• EXERCISE DETAILS
Reply with nothing except the number of lines that contain the word "matplotlib".

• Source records
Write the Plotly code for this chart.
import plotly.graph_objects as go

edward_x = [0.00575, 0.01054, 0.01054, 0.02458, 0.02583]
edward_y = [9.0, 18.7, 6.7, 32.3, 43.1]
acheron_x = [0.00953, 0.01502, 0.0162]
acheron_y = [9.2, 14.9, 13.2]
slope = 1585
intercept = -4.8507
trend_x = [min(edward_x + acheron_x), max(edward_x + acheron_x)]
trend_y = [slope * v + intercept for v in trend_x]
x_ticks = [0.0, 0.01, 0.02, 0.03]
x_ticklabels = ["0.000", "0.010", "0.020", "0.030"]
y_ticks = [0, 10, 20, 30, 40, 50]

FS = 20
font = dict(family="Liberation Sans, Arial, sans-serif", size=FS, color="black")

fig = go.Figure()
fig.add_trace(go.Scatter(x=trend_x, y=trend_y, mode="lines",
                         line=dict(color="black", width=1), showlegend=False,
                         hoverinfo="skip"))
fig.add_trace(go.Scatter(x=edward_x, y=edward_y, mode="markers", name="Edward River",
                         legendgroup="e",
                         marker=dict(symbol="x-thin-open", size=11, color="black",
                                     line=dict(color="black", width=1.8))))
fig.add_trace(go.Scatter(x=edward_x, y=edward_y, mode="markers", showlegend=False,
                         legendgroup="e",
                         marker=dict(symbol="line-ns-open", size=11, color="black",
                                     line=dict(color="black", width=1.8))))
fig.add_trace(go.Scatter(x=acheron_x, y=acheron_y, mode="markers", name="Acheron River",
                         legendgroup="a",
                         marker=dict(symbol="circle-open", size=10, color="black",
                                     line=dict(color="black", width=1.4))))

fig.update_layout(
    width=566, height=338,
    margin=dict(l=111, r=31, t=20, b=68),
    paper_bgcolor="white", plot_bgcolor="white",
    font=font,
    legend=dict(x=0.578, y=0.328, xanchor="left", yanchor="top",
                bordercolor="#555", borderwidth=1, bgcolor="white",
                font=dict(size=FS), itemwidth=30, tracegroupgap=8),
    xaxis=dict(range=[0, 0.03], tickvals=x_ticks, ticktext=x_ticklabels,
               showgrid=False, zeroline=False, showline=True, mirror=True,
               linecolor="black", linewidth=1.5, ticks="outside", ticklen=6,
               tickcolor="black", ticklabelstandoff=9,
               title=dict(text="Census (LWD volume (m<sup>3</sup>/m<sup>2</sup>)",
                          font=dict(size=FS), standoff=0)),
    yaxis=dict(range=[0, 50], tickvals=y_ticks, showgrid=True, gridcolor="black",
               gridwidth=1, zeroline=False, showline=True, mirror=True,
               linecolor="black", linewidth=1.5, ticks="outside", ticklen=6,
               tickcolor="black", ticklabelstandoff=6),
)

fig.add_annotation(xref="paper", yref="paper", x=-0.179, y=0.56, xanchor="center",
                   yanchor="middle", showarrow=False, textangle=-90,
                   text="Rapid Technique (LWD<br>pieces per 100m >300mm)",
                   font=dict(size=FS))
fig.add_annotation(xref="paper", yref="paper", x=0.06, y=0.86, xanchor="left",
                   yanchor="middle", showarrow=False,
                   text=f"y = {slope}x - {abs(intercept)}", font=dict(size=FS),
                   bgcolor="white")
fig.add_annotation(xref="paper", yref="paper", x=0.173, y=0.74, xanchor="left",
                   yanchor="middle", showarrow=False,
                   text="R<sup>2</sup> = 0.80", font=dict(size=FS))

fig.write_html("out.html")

==

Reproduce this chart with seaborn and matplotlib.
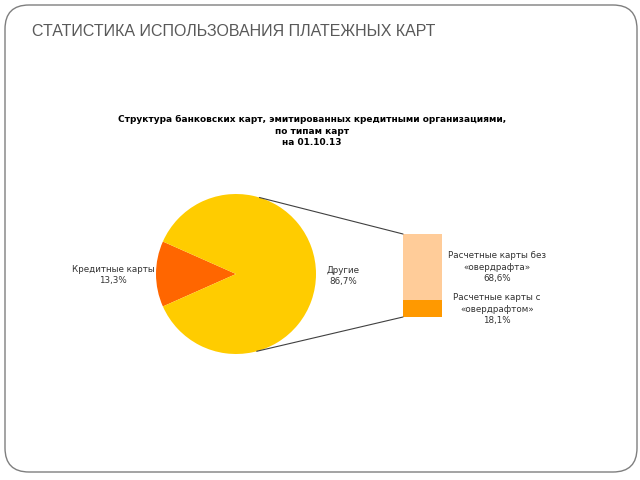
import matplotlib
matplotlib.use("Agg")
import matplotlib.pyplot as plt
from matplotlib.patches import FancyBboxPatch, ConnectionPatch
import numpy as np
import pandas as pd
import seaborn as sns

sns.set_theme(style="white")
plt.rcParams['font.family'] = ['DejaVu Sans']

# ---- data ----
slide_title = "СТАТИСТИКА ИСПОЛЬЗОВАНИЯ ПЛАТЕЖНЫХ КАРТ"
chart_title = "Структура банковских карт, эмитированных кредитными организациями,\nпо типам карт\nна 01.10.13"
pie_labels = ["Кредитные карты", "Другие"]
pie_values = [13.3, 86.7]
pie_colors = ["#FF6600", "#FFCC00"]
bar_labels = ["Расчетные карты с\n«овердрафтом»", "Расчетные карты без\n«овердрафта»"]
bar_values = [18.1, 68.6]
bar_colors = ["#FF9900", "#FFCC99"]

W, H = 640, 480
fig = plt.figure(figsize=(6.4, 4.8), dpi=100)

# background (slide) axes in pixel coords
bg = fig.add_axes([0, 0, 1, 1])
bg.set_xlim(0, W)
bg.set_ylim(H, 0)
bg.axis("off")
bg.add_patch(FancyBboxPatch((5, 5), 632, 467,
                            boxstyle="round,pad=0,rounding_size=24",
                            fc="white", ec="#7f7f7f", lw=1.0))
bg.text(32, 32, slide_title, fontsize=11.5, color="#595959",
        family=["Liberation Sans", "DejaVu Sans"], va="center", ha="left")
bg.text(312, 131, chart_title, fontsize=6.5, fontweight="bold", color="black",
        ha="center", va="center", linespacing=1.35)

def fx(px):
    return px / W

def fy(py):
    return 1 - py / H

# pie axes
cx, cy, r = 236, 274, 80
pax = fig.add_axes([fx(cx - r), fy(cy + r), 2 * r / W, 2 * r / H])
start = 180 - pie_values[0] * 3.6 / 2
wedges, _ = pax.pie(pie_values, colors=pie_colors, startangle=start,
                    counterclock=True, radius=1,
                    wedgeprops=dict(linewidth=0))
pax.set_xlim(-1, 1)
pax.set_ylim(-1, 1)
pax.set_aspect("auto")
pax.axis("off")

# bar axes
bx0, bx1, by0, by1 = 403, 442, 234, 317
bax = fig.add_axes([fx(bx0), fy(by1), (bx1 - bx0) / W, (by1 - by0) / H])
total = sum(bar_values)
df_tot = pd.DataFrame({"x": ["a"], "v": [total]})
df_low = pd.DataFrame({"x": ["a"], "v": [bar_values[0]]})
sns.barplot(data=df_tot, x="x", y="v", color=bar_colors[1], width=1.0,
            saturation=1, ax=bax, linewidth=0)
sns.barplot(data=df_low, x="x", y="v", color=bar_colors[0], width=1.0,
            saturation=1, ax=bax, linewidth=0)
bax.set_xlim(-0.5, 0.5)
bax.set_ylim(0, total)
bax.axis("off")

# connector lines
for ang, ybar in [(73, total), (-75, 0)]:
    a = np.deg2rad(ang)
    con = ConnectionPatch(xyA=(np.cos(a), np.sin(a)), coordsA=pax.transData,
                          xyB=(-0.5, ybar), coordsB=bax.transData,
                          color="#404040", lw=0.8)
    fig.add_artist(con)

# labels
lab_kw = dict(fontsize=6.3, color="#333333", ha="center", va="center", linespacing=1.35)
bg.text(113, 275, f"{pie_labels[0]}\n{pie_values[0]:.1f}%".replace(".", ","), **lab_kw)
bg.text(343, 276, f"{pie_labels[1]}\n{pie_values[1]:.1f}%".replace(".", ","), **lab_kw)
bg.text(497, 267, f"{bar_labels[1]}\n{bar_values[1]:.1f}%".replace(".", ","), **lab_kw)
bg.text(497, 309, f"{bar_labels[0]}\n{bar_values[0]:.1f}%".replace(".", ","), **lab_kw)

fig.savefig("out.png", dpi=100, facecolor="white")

• CORRECT OUTPUT
5